"Spill hole" I'm not sure what the formula is; there's certainly a lot of flexibility in how big it can be. Looking forward to see if someone has an analytical solution.

Manoel, First, welcome to this site second, and to Rocketry a lot of your questions may have already been asked before A lot of rocketry is based on researching, like you are doing now. I still spend hours a day researching various subject matters. a great way to search this site is to do the following in your search engine type in your question...spill hole sizing (followed by a {space} and add the following) site:www.rocketryforum.com which will look like this spill hole sizing site:www.rocketryforum.com which will bring up this https://www.google.com/search?q=spi...n0KHXvQDZwQrQIoBDAAegQIARAN&biw=2377&bih=1171 if you still have questions by all means start a new thread and ask questions. Tony

I'm definitely no authority on this subject, but my understanding is that there is probably no simple calculation for determining the optimal size of a spill hole. Changing the size of the spill hole changes the drag coefficient (increase the hole size; decrease the Cd), and would be a trade off between the descent velocity and stability. Typically, the spill hole would only be 1-10% of the total flat area of the parachute. To determine the effect of spill hole size on Cd, you could perform drop tests on equivalent chutes with different hole sizes. Hopefully, there will be someone on the forum that can give you a more definitive answer or, at least, point you in the right direction.

From Fruity Chute's site "Our standard design comes with a spill hole that is 20% of the diameter of the canopy. It is just 3% of the area."

Typically a spill hole is 10% the diameter or 1% the surface area. This number is tricky, too big and you loose drag, too small and the parachute will be unstable.

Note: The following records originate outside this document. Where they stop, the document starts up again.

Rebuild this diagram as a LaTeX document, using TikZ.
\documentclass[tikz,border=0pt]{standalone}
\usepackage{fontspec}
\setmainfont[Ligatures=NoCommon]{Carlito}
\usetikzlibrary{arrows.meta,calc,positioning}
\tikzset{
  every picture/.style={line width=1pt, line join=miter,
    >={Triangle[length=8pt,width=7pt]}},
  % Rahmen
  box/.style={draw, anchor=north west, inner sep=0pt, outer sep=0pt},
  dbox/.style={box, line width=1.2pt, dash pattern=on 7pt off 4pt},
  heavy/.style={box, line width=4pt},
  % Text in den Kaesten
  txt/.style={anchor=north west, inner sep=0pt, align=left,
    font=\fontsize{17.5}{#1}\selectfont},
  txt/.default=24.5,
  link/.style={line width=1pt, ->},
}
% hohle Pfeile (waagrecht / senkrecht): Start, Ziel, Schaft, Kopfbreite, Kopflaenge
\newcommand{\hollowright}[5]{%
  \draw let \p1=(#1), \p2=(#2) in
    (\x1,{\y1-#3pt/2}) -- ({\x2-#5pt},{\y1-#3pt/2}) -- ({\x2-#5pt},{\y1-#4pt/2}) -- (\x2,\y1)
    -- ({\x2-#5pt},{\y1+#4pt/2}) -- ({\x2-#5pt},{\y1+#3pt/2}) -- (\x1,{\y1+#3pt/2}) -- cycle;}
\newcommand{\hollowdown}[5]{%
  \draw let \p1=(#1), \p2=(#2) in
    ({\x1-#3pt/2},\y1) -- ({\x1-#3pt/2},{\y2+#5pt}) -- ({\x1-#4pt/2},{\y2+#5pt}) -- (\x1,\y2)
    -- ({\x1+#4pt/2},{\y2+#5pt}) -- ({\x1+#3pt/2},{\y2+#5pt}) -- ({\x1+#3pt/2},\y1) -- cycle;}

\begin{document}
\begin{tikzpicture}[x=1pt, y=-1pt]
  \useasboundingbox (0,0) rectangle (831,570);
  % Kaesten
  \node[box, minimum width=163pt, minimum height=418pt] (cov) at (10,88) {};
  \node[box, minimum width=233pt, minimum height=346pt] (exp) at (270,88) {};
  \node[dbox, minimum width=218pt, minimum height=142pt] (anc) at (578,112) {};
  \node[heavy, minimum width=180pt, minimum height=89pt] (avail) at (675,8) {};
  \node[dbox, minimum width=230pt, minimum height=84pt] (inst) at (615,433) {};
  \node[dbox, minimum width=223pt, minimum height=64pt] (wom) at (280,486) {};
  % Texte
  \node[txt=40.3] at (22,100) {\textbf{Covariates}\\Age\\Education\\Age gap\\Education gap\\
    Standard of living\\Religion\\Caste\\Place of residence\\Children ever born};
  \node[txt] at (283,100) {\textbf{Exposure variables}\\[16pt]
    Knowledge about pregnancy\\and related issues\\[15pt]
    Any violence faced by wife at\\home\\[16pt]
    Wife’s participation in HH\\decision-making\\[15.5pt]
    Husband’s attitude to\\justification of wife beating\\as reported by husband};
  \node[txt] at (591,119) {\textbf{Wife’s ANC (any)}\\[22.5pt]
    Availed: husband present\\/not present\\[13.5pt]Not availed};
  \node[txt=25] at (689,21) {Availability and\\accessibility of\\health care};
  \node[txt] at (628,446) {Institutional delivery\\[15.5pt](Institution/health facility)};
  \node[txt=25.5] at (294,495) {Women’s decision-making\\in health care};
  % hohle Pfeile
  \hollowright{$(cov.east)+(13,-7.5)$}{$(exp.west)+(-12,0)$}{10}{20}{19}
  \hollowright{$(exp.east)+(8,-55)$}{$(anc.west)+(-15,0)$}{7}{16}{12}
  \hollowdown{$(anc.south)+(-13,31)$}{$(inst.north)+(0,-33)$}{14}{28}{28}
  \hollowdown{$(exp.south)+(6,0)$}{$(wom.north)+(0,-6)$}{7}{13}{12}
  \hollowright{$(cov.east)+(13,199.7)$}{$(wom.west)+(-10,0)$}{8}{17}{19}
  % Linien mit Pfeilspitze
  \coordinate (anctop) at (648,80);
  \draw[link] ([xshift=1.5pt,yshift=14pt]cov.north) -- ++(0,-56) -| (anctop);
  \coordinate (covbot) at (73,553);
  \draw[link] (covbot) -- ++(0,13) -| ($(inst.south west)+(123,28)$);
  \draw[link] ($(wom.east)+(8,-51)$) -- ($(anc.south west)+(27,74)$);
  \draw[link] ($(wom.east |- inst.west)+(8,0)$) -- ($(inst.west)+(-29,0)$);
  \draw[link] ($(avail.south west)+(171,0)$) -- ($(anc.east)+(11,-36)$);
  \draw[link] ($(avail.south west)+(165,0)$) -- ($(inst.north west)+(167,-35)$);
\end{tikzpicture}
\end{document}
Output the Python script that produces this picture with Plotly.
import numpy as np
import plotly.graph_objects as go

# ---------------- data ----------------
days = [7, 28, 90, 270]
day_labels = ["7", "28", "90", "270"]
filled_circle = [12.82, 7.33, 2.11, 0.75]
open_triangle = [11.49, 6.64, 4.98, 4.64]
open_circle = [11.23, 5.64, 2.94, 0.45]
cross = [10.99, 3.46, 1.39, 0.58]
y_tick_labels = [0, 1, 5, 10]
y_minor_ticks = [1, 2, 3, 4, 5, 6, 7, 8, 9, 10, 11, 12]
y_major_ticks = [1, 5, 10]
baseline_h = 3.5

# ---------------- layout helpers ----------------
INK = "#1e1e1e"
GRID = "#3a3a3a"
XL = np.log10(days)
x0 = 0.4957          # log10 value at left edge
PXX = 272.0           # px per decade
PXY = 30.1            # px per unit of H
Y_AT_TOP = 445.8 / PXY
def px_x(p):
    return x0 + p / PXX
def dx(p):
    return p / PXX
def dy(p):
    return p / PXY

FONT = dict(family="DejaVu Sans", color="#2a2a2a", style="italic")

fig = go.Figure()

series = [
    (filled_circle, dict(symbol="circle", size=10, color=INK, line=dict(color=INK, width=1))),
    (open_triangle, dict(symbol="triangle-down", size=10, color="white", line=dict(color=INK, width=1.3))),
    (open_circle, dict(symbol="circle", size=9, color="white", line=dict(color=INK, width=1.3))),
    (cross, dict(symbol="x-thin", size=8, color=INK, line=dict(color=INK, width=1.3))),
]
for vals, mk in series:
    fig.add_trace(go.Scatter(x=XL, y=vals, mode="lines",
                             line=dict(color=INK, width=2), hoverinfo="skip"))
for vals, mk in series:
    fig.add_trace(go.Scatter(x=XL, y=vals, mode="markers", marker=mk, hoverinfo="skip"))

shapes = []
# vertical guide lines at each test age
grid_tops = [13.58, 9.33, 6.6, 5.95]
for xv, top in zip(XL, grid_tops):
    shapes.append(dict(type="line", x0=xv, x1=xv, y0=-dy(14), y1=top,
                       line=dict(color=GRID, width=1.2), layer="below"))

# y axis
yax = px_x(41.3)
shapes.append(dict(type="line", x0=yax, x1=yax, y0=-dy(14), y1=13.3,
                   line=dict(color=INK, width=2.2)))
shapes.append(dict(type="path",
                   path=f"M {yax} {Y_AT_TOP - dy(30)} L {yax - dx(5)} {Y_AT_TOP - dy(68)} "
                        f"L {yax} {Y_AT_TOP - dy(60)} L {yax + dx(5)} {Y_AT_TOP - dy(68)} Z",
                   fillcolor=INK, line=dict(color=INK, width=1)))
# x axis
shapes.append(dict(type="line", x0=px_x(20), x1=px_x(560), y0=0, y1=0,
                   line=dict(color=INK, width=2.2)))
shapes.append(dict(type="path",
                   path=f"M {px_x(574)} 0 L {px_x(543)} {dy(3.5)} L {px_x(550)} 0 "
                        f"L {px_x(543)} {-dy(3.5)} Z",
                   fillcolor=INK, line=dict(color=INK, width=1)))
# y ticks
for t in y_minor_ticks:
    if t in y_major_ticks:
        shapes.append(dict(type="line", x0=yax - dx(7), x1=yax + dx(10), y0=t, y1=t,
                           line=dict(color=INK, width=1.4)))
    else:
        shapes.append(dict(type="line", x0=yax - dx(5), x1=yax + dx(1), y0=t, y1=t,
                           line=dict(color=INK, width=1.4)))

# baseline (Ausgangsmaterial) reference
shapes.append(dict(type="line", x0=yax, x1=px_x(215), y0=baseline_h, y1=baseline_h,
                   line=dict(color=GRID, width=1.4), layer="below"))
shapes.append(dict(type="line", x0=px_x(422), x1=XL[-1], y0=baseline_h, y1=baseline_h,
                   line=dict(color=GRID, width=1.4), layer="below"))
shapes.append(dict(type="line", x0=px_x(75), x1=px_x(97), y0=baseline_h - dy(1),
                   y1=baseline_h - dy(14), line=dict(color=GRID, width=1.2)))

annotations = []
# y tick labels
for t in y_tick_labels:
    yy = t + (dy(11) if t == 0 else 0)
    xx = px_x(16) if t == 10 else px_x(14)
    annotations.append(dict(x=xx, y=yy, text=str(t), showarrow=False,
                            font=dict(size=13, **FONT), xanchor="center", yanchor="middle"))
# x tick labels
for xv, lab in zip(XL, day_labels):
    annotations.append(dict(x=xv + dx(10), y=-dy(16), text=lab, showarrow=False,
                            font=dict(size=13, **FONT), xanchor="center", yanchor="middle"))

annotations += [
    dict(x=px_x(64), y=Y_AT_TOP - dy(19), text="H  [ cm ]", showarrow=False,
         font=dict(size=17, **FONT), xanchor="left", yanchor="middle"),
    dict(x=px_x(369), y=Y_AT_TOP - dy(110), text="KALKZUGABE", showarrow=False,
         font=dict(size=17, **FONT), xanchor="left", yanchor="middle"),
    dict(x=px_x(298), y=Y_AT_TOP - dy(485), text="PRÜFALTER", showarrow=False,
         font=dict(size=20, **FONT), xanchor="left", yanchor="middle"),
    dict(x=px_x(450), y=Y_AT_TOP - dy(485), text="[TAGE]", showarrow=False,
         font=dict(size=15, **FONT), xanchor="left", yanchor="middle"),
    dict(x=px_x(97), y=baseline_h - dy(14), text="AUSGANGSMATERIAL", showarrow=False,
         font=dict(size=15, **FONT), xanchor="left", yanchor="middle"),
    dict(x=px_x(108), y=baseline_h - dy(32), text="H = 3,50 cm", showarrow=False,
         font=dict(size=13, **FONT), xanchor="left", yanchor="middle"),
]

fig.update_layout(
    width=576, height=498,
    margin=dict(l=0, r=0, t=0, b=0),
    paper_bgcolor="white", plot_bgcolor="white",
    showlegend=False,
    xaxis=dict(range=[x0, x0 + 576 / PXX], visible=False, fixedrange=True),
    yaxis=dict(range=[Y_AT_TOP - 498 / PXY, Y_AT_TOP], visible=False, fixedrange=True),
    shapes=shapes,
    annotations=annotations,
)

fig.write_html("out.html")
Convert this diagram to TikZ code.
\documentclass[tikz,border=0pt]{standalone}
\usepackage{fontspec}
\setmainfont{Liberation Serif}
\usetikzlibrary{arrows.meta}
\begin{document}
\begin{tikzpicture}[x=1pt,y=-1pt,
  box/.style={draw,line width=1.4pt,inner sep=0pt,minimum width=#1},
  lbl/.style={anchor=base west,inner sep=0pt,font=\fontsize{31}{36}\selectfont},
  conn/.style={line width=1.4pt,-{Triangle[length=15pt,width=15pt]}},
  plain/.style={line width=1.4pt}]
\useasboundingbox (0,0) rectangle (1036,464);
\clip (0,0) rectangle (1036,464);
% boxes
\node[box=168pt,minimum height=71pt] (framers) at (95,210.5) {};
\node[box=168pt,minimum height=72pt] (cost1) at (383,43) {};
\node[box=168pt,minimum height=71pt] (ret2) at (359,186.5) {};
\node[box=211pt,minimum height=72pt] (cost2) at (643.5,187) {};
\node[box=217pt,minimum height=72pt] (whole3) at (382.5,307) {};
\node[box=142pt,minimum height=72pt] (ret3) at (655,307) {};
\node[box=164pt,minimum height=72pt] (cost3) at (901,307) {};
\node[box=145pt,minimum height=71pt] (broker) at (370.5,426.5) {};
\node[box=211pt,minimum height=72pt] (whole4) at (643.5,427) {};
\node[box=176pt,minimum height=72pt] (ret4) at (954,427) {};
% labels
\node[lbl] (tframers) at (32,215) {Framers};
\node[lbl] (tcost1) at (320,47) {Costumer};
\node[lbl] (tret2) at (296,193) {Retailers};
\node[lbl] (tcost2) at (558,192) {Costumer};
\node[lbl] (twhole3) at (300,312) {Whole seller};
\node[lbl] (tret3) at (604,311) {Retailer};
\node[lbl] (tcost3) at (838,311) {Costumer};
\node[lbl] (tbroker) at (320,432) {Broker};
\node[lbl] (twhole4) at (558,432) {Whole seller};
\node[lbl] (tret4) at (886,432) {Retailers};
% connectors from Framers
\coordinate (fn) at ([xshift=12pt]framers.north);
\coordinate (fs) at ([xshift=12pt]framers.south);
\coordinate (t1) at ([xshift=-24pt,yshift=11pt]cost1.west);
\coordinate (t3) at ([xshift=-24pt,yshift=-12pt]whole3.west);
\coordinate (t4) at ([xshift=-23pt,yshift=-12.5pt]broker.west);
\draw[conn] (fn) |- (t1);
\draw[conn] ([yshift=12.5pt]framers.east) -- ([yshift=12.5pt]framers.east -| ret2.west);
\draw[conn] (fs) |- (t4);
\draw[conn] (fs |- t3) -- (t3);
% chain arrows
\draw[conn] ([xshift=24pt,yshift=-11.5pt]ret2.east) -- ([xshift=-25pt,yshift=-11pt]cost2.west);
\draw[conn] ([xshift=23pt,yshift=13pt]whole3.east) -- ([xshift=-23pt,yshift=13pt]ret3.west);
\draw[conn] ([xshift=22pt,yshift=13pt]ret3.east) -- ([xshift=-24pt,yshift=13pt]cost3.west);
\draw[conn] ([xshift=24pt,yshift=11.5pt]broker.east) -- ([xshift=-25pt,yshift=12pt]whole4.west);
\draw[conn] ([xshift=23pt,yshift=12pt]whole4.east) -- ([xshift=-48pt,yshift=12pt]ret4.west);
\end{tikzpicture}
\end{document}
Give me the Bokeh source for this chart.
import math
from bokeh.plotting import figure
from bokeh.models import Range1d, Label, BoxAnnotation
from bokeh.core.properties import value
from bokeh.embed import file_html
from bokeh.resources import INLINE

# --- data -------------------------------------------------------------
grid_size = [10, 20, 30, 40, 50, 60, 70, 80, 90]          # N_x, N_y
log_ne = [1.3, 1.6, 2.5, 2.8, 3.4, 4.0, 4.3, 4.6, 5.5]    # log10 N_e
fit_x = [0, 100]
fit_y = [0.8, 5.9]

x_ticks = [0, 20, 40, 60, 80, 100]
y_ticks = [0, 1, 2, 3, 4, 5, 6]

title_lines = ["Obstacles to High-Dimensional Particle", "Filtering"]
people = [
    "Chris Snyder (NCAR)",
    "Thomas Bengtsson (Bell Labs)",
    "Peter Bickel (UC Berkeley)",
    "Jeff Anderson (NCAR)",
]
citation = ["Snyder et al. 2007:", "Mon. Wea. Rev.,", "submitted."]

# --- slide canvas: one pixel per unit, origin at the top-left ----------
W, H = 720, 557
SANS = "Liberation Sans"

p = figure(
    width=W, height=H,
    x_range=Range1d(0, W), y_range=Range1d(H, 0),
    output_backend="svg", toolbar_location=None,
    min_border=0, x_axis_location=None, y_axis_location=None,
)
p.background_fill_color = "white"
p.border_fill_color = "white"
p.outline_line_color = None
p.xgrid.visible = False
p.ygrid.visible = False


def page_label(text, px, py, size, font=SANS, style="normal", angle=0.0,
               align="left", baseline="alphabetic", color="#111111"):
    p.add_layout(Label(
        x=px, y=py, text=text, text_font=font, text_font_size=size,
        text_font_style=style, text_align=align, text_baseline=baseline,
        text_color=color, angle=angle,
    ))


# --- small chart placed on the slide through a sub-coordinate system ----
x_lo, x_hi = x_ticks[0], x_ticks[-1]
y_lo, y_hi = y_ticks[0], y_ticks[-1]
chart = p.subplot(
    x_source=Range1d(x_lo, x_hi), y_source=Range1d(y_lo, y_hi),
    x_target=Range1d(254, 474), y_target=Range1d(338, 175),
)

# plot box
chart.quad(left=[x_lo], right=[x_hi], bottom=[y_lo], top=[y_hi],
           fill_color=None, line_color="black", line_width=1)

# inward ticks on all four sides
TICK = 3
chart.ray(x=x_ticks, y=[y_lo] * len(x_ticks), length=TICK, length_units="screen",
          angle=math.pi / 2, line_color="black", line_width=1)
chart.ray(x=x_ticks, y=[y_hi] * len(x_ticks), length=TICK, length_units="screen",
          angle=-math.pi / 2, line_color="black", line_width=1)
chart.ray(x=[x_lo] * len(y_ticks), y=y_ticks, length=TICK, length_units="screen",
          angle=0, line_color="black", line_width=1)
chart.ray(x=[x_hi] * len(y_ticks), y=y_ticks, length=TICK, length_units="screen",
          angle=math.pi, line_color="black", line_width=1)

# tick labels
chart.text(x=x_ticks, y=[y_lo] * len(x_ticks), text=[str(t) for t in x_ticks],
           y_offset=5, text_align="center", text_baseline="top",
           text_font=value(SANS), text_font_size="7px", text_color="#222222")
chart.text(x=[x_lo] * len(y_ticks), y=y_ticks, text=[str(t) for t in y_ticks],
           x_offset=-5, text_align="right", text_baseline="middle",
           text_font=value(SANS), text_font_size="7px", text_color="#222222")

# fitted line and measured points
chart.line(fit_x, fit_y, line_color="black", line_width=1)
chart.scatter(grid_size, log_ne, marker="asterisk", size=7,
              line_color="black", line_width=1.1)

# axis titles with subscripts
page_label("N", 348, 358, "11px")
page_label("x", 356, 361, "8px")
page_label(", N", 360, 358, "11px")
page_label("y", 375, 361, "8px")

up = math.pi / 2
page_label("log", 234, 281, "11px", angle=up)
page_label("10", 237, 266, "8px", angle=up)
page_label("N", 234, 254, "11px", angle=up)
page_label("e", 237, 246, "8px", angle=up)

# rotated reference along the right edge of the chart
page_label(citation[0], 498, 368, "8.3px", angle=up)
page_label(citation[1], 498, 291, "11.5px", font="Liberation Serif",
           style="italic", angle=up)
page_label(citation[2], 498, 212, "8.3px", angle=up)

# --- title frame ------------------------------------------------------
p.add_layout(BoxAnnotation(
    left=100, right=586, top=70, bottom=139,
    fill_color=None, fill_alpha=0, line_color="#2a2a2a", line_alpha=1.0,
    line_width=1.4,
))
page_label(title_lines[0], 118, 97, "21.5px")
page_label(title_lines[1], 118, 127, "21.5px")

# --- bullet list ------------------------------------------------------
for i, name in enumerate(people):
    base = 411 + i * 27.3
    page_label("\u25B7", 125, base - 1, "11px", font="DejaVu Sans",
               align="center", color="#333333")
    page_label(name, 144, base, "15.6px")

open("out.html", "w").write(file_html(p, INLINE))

I've seen chutes with spill holes and considerably higher Cd than chutes with no spill hole at all. Examples are Fruity Chutes Iris (claimed Cd of 2.2) and BAMA Aero-spherical (claimed Cd of 2.0). Compared to Cd of 0.7 to 0.8 of average no spill hole hexagon chute. BAMA Tesla has a huge spill hole, and claimed Cd of 0.99. Fruity Chutes Elliptical claims Cd of 1.5 to 1.6. I'm not an expert, far from it. I know little to nothing about chute design. However, surely, there is much more that affects drag than the size of spill hole. Above examples are from the two chute designers/manufacturers I bought chutes from in the past. I'm sure there are many more other examples. P.S. I know you make very fine chutes too, and I've seen them flown at several of local launches. It's just that I'm not as familiar with your chutes as with the other examples I mentioned.